Лечение продлилось до начала следующего года. Я погрузился в историю магии – в настоящую, серьезную, говорил я себе, а не в нашу выдуманную. Гарамон заходил в нашу епархию почти каждый день, справлялся о здоровье Диоталлеви. – И прошу вас, господа, сигнализируйте мне о любой ситуации, то есть, так сказать, о любой проблеме, если таковая возникнет, и если я могу, компания может чем-либо помочь нашему достойному другу. Он для меня все равно что сын, скажу больше, все равно что брат. В любом случае мы в цивилизованной стране, хвала господу, и что бы там ни говорили, располагаем прекрасным государственным здравоохранением.

Алье проявил внимание, спросил название больницы и позвонил главврачу, своему близкому приятелю (и в частности, добавил он, брату одного из наших ПИССов, с которым в последнее время он в самых наисердечных отношениях). Диоталлеви будут лечить по первому разряду.

Лоренца была нежна. Забегала в «Гарамон» почти ежедневно за новостями. Это должно было бы радовать Бельбо, но он и тут находил повод все больше мрачнеть. Ведь она заходила не ради него.

За несколько дней до Рождества я слышал обрывок разговора. Лоренца говорила: – Увидишь, потрясающий снег и очень милые комнатеночки. Ты ведь можешь и не кататься на лыжах. Едем? – Значит, они собирались куда-то на Новый год. Но когда все снова вышли на работу, Лоренца появилась в нашем коридоре, и Бельбо сухо произнес: «С Новым годом», – и не дал себя чмокнуть в щеку.

102

Оттоле отшед, мы направились в местность, зовомую Милестр… В коей, по слухам, жительствует тот, кто называется Горным Старцем… И воздвиглась на великих горах, коими обставлена долина, стена толстейшая и великая, насчитывает вокруг ххх миль, и двое ворот ведут в ее внутренность, но потаенных и устроенных внутри горы.

Одорих из Порденоне, О непознанных вещах.

Odoricus da Pordenoniensis, De rebus incognitis,

Impressus Esauri, 1513, c. 21, p. 15

Однажды, в конце января, я пошел забирать машину, которую оставил на улице Маркиза Гуальди, и наткнулся на Салона. Тот выходил из «Мануция». – Повидались с моим другом Алье, – сказал он. С другом? Насколько я помнил по Пьемонту, Алье его терпеть не мог. Интересно, это Салон что-то вынюхивал в «Мануции» или Алье привлек его, чтобы выйти на кого-нибудь там еще?

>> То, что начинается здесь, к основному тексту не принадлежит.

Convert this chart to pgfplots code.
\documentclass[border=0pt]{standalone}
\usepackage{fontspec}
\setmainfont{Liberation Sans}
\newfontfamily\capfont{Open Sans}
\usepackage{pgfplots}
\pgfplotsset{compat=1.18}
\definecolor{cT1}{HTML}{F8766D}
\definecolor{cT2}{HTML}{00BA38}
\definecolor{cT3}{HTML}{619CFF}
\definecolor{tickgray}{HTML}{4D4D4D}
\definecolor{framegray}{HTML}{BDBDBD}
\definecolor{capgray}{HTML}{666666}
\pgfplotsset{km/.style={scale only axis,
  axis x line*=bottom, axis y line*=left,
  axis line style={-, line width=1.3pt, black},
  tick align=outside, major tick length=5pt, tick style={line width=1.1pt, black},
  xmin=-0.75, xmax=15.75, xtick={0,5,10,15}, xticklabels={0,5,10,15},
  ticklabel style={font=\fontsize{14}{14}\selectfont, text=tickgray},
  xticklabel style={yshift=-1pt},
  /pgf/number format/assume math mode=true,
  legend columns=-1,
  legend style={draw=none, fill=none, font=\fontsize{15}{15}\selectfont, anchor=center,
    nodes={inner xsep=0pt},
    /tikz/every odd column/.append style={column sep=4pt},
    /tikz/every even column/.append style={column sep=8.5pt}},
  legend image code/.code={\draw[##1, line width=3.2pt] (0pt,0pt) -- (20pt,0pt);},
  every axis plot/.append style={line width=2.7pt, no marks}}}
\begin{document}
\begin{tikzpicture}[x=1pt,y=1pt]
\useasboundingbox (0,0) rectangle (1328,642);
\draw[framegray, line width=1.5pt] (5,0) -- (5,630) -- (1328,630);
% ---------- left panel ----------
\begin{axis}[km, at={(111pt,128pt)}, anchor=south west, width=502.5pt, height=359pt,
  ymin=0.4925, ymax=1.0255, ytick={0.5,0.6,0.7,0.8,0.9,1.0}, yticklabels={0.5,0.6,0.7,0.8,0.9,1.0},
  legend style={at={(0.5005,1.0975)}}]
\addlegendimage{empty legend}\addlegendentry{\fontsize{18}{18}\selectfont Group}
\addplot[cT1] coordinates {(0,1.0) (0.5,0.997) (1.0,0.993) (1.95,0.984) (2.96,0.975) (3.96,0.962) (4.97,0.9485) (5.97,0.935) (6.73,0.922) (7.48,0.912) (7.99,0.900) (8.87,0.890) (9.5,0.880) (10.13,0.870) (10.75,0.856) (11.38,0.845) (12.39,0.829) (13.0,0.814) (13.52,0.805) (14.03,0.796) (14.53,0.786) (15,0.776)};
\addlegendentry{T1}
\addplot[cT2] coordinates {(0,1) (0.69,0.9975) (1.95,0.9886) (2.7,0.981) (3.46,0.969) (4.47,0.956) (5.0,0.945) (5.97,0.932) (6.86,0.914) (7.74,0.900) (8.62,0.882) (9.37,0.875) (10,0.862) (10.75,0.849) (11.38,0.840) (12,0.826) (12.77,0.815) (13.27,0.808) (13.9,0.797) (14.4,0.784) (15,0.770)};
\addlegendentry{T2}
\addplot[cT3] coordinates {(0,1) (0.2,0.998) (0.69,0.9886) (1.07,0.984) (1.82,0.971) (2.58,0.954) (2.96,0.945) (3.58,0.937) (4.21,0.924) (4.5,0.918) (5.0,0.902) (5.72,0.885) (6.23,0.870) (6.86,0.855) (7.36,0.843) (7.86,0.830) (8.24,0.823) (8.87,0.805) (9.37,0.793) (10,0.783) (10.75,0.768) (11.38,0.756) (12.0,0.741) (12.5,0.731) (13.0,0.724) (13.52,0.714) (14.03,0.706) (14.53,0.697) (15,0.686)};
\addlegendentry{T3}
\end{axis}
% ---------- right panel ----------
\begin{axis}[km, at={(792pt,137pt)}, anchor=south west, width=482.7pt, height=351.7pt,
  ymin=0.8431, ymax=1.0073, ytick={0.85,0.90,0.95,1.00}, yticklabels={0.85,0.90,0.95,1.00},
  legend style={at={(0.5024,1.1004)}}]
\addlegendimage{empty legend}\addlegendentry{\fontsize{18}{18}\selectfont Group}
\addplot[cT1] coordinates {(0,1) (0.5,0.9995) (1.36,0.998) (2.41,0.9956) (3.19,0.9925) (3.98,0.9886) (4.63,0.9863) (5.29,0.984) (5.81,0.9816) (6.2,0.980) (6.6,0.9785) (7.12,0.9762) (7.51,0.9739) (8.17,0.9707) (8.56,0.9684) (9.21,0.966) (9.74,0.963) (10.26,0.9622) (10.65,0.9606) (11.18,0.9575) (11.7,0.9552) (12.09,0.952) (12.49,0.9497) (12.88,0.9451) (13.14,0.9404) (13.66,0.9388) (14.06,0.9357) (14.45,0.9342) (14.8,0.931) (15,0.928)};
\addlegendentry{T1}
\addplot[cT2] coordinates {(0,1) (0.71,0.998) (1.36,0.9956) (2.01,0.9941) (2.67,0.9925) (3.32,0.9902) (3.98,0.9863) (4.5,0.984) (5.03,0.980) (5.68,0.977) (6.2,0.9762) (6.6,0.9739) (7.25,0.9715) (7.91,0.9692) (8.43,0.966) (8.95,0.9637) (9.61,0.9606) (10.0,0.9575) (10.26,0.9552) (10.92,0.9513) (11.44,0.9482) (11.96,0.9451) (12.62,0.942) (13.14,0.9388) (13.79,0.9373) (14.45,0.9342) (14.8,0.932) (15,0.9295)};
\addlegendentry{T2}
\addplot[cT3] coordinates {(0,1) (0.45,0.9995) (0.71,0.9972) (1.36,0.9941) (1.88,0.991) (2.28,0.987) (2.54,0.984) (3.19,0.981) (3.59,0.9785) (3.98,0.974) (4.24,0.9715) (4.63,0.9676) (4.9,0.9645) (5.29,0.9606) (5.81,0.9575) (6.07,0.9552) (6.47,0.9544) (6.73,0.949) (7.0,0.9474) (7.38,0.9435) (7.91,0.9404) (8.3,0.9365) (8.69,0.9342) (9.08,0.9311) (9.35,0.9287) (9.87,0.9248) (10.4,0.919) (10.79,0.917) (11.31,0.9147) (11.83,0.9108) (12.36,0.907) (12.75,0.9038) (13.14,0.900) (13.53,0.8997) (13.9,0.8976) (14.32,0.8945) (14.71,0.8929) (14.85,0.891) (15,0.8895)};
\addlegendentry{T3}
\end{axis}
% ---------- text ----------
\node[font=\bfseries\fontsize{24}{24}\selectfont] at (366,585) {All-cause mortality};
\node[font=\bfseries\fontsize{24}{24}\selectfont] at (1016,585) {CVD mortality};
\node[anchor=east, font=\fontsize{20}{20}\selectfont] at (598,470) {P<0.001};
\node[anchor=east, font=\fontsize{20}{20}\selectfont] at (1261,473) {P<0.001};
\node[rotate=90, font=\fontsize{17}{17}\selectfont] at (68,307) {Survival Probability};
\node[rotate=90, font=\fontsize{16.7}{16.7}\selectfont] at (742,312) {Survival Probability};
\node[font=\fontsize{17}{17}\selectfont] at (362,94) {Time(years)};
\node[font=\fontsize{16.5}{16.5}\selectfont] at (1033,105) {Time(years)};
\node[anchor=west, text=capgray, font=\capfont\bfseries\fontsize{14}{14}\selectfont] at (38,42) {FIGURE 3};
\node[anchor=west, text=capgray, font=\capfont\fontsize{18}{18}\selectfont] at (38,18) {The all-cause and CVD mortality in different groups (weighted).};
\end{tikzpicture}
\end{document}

Не успел я задуматься на эту тему, как Салон предложил мне аперитив, и мы оказались у Пилада. Я никогда не видел Салона в этом месте, но с Пиладом они поздоровались как старые знакомые. Мы сели, и он осведомился, как поживает моя история магии. Он и об этом слышал! Я решил пощупать его на предмет пустотелой Земли и насчет Зеботтендорффа, о котором упоминал Бельбо.

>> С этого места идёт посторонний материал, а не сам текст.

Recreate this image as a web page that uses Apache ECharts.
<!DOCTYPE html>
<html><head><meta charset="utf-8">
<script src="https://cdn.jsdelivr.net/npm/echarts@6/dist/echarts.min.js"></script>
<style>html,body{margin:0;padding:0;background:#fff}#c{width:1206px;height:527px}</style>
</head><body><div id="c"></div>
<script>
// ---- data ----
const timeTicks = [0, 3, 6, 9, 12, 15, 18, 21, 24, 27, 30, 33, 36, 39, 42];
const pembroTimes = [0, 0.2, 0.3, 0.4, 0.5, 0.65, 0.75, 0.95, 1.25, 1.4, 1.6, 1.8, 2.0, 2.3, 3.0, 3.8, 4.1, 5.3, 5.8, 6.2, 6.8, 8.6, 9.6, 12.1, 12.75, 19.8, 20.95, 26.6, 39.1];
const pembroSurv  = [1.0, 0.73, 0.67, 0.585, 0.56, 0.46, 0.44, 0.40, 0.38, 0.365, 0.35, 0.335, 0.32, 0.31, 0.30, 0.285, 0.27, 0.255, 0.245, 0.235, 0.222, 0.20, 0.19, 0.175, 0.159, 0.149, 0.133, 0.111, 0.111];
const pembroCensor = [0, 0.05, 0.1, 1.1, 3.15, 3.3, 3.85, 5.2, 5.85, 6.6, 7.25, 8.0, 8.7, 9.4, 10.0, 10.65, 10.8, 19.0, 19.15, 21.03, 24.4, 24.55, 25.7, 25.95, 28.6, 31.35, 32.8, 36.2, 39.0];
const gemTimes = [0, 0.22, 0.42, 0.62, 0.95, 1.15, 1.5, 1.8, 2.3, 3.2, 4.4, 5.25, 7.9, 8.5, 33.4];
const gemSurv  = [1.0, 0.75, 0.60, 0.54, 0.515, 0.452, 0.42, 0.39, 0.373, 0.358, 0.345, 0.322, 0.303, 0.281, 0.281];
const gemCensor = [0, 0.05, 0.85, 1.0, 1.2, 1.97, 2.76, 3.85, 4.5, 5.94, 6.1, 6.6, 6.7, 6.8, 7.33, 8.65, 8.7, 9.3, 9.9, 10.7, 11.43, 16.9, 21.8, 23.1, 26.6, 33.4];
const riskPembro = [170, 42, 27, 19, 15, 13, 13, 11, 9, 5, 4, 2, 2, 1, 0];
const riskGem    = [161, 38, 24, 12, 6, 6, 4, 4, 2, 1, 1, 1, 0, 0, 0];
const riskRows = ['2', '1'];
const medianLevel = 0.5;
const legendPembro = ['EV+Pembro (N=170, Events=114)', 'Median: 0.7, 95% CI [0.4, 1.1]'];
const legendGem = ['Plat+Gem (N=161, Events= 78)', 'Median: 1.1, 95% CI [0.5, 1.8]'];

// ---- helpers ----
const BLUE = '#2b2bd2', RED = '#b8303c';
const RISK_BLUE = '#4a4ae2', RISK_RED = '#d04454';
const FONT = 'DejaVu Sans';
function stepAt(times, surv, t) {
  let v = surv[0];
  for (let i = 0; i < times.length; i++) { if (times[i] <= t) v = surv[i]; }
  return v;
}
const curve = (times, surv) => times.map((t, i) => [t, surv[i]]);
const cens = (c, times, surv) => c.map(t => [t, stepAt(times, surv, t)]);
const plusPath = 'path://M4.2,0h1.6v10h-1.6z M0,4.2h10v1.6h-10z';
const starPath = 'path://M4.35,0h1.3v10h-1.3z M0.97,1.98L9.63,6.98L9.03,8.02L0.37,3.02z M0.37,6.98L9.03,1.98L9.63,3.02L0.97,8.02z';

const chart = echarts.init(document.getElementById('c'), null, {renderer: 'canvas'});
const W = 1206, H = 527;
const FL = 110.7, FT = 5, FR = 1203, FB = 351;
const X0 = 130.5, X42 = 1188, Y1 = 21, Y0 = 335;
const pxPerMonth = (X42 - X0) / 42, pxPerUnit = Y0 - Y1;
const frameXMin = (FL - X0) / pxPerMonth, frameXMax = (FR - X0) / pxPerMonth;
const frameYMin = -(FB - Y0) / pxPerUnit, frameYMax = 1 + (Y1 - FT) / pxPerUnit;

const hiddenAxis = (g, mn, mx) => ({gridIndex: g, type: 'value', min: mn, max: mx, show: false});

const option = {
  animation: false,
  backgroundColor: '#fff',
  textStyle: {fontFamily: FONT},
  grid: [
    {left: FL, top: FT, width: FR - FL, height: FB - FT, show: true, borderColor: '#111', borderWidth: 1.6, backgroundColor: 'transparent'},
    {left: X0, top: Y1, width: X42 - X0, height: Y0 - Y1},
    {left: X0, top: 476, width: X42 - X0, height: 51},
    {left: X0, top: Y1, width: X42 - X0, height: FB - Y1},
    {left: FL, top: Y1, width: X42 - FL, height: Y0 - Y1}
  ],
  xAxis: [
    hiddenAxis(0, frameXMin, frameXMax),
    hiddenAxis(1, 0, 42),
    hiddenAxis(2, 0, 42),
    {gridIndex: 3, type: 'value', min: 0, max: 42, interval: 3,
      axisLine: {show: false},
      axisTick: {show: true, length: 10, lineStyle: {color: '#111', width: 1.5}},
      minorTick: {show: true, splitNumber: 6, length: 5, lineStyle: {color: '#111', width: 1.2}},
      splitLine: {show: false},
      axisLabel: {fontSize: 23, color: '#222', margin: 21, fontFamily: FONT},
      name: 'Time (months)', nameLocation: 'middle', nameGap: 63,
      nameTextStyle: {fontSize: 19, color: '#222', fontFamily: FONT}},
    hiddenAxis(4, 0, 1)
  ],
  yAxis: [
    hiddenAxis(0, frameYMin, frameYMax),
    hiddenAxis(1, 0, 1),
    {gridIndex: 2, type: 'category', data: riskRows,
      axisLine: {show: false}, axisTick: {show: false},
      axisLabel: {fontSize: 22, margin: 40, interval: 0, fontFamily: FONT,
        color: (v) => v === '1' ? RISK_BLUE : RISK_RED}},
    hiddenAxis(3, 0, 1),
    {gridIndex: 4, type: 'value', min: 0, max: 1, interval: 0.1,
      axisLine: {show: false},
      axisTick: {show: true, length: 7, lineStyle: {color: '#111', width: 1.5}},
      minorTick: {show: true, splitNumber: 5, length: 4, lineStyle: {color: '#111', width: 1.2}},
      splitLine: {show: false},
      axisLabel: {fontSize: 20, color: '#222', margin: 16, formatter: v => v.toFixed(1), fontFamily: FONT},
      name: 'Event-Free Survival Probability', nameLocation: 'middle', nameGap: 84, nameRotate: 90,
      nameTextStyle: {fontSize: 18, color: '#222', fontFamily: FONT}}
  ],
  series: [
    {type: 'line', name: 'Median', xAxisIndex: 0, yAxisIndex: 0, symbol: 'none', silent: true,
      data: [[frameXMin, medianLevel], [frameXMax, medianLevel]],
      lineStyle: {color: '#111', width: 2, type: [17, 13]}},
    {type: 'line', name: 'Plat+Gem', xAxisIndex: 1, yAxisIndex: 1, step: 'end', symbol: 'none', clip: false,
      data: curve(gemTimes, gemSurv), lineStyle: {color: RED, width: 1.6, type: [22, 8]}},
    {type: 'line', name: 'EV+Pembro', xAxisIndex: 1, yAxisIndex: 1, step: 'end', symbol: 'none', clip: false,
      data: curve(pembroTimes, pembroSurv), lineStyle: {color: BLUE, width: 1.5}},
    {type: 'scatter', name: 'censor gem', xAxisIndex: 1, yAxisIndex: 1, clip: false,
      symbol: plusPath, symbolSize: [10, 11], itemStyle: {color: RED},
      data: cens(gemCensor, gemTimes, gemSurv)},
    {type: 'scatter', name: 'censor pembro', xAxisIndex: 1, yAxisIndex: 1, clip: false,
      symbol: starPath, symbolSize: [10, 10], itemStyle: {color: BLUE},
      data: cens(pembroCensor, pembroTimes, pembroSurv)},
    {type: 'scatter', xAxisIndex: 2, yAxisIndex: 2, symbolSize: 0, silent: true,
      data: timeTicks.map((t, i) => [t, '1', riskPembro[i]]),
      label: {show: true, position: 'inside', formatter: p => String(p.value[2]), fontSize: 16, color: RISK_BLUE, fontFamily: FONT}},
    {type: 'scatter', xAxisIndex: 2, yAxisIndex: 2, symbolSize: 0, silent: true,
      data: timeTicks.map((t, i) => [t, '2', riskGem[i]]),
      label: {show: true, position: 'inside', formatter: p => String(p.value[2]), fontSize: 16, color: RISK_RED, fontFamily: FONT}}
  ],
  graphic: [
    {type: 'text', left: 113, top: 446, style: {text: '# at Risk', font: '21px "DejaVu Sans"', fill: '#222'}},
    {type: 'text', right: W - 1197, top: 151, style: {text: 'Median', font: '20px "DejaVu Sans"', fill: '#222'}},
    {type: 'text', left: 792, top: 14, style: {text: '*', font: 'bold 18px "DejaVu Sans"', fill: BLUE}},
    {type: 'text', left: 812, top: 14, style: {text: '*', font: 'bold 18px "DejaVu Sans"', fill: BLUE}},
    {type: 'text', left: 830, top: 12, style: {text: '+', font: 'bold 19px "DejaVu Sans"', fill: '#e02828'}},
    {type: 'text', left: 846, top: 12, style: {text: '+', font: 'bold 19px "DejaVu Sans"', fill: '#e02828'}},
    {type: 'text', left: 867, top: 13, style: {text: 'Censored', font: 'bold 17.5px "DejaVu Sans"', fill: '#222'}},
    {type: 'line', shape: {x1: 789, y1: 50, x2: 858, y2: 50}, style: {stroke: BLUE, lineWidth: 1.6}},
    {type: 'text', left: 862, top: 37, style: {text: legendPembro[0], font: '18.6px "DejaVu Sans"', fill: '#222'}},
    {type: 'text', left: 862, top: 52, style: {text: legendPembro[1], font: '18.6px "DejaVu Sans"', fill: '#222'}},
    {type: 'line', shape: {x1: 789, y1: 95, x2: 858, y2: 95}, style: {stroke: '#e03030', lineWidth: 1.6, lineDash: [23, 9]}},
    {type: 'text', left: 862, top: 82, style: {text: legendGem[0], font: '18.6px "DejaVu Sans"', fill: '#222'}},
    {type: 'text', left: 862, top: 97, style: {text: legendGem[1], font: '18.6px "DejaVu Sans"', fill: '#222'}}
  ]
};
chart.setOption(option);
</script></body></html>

Салон хихикнул: – Ну ясно, к вам же ходит столько сумасшедших! Об этой истории с пустотелой Землей ничего не знаю. А фон Зеботтендорфф, ну что ж, он был странный такой человек… Чуть было не вбил в голову Гиммлеру и всей их компании мысли, самоубийственные для немецкого народа.

– Какие мысли?

– Восточные фантазии. Он опасался евреев и обожал арабов и разных турок. Ну, а вообще вы знаете, что на письменном столе у Гиммлера вместе с «Майн Кампф» постоянно находился Коран? Зеботтендорфф в молодости побывал под влиянием не помню там какой турецкой тайной секты и изучал исламский гнозис. Он произносил «Фюрер», а думал о Горном Старце. И когда они вместе основали СС, они имели в виду организацию наподобие ассассинов… Вы задумайтесь, почему в Первой мировой войне Германия с Турцией выступили союзниками…

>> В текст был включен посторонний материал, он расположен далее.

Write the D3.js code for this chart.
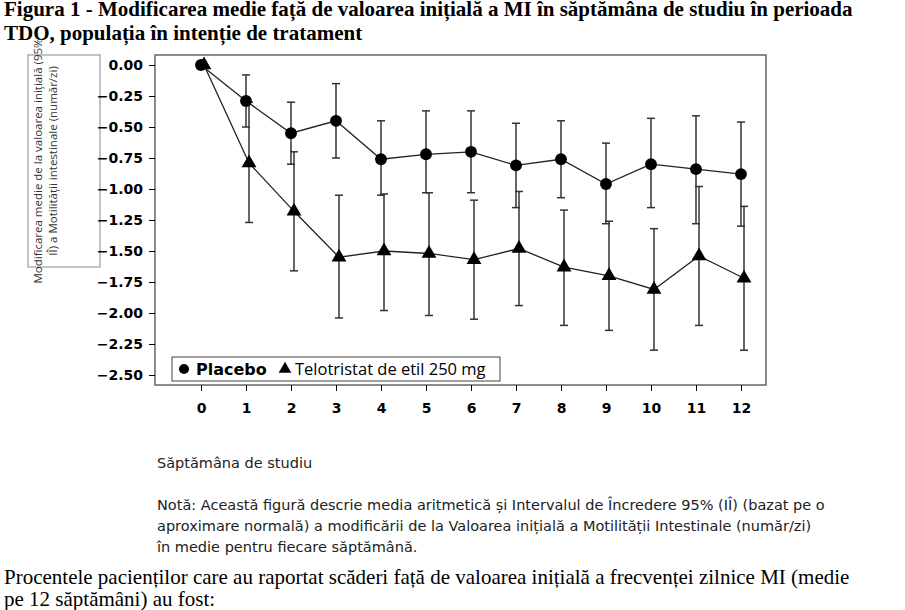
<!DOCTYPE html>
<html><head><meta charset="utf-8">
<style>
body{margin:0;background:#fff;}
.title{font-family:"Liberation Serif",serif;font-weight:bold;font-size:21px;}
.ax text{font-family:"DejaVu Sans",sans-serif;font-size:14px;font-weight:bold;}
.lbl{font-family:"DejaVu Sans",sans-serif;font-size:14.5px;fill:#222;}
</style></head><body>
<svg id="c" width="905" height="610"></svg>
<script src="https://d3js.org/d3.v7.min.js"></script>
<script>
var weeks = [0,1,2,3,4,5,6,7,8,9,10,11,12];
var placebo = [0,-0.29,-0.55,-0.45,-0.76,-0.72,-0.70,-0.81,-0.76,-0.96,-0.80,-0.84,-0.88];
var placeboHi = [0,-0.08,-0.30,-0.15,-0.45,-0.37,-0.37,-0.47,-0.45,-0.63,-0.43,-0.41,-0.46];
var placeboLo = [0,-0.50,-0.80,-0.75,-1.05,-1.03,-1.03,-1.15,-1.07,-1.28,-1.15,-1.28,-1.30];
var telo = [0,-0.79,-1.18,-1.55,-1.50,-1.52,-1.57,-1.48,-1.63,-1.70,-1.81,-1.54,-1.72];
var teloHi = [0,-0.30,-0.70,-1.05,-1.04,-1.03,-1.09,-1.02,-1.17,-1.26,-1.32,-0.98,-1.14];
var teloLo = [0,-1.27,-1.66,-2.04,-1.98,-2.02,-2.05,-1.94,-2.10,-2.14,-2.30,-2.10,-2.30];
var yTicks = [0,-0.25,-0.5,-0.75,-1,-1.25,-1.5,-1.75,-2,-2.25,-2.5];

var svg = d3.select("#c");
svg.append("text").attr("class","title").attr("x",4).attr("y",16).text("Figura 1 - Modificarea medie față de valoarea inițială a MI în săptămâna de studiu în perioada");
svg.append("text").attr("class","title").attr("x",4).attr("y",40).text("TDO, populația în intenție de tratament");

var x = d3.scaleLinear().domain([0,12]).range([201,741]);
var y = d3.scaleLinear().domain([0,-2.5]).range([65,375]);

svg.append("rect").attr("x",155).attr("y",55).attr("width",611).attr("height",330)
  .attr("fill","none").attr("stroke","#666").attr("stroke-width",1.5);
// y-axis label box
svg.append("rect").attr("x",28).attr("y",55).attr("width",72).attr("height",212)
  .attr("fill","none").attr("stroke","#888");
var yl = svg.append("text").attr("font-family","Open Sans").attr("font-size",11.5).attr("fill","#333")
  .attr("transform","translate(42,161) rotate(-90)").attr("text-anchor","middle");
yl.append("tspan").attr("x",0).attr("dy",0).text("Modificarea medie de la valoarea inițială (95%");
yl.append("tspan").attr("x",0).attr("dy",15).text("IÎ) a Motilității intestinale (număr/zi)");

svg.append("g").attr("class","ax").attr("transform","translate(155,0)")
  .call(d3.axisLeft(y).tickValues(yTicks).tickFormat(d3.format(".2f")).tickSize(6).tickPadding(6))
  .call(g=>g.select(".domain").remove());
svg.append("g").attr("class","ax").attr("transform","translate(0,385)")
  .call(d3.axisBottom(x).tickValues(weeks).tickFormat(d3.format("d")).tickSize(6).tickPadding(12))
  .call(g=>g.select(".domain").remove());

function series(v, hi, lo, sym, dx){
  var g = svg.append("g");
  g.append("path").datum(weeks).attr("fill","none").attr("stroke","#222").attr("stroke-width",1.3)
    .attr("d", d3.line().x(i=>x(i)+dx).y(i=>y(v[i])));
  weeks.slice(1).forEach(function(i){
    var cx = x(i)+dx;
    g.append("line").attr("x1",cx).attr("x2",cx).attr("y1",y(hi[i])).attr("y2",y(lo[i])).attr("stroke","#333").attr("stroke-width",1.5);
    [hi[i],lo[i]].forEach(function(e){
      g.append("line").attr("x1",cx-4).attr("x2",cx+4).attr("y1",y(e)).attr("y2",y(e)).attr("stroke","#333").attr("stroke-width",1.5);
    });
  });
  g.selectAll(".m").data(weeks).enter().append("path")
    .attr("transform", i=>"translate("+(x(i)+dx)+","+y(v[i])+")")
    .attr("d", d3.symbol().type(sym).size(sym===d3.symbolCircle?110:95)).attr("fill","#000");
}
series(telo, teloHi, teloLo, d3.symbolTriangle, 3);
series(placebo, placeboHi, placeboLo, d3.symbolCircle, 0);

// legend
var lg = svg.append("g");
lg.append("rect").attr("x",172).attr("y",357).attr("width",328).attr("height",24).attr("fill","#fff").attr("stroke","#444");
lg.append("path").attr("transform","translate(184,369)").attr("d",d3.symbol().type(d3.symbolCircle).size(80));
lg.append("text").attr("x",196).attr("y",375).attr("font-family","DejaVu Sans").attr("font-weight","bold").attr("font-size",16).text("Placebo");
lg.append("path").attr("transform","translate(285,369)").attr("d",d3.symbol().type(d3.symbolTriangle).size(70));
lg.append("text").attr("x",295).attr("y",375).attr("font-family","Open Sans").attr("font-size",16.5).text("Telotristat de etil 250 mg");

svg.append("text").attr("class","lbl").attr("x",157).attr("y",468).text("Săptămâna de studiu");
["Notă: Această figură descrie media aritmetică și Intervalul de Încredere 95% (IÎ) (bazat pe o",
 "aproximare normală) a modificării de la Valoarea inițială a Motilității Intestinale (număr/zi)",
 "în medie pentru fiecare săptămână."].forEach(function(t,i){
  svg.append("text").attr("class","lbl").attr("x",157).attr("y",510+i*21).text(t);
});
svg.append("text").attr("font-family","Liberation Serif").attr("font-size",21).attr("x",4).attr("y",584)
  .text("Procentele pacienților care au raportat scăderi față de valoarea inițială a frecvenței zilnice MI (medie");
svg.append("text").attr("font-family","Liberation Serif").attr("font-size",21).attr("x",4).attr("y",606)
  .text("pe 12 săptămâni) au fost:");
</script></body></html>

– Откуда же вам известно все это?

– Я, кажется, уже говорил вам, что мой покойный папа работал в России в Охране. Ну вот, я помню, что в те времена царская полиция интересовалась ассассинами, кажется, по инициативе в первую очередь Рачковского… Этот след не был хорошо изучен, потому что к чему имели отношение ассассины, к тому не имели отношения евреи, а опасность тогда исходила как раз от евреев. Тогда и всегда. Евреи возвратились в Палестину и заставили остальных выбраться из пещер. Но вообще-то история запутанная, давайте не будем разбираться во всем этом.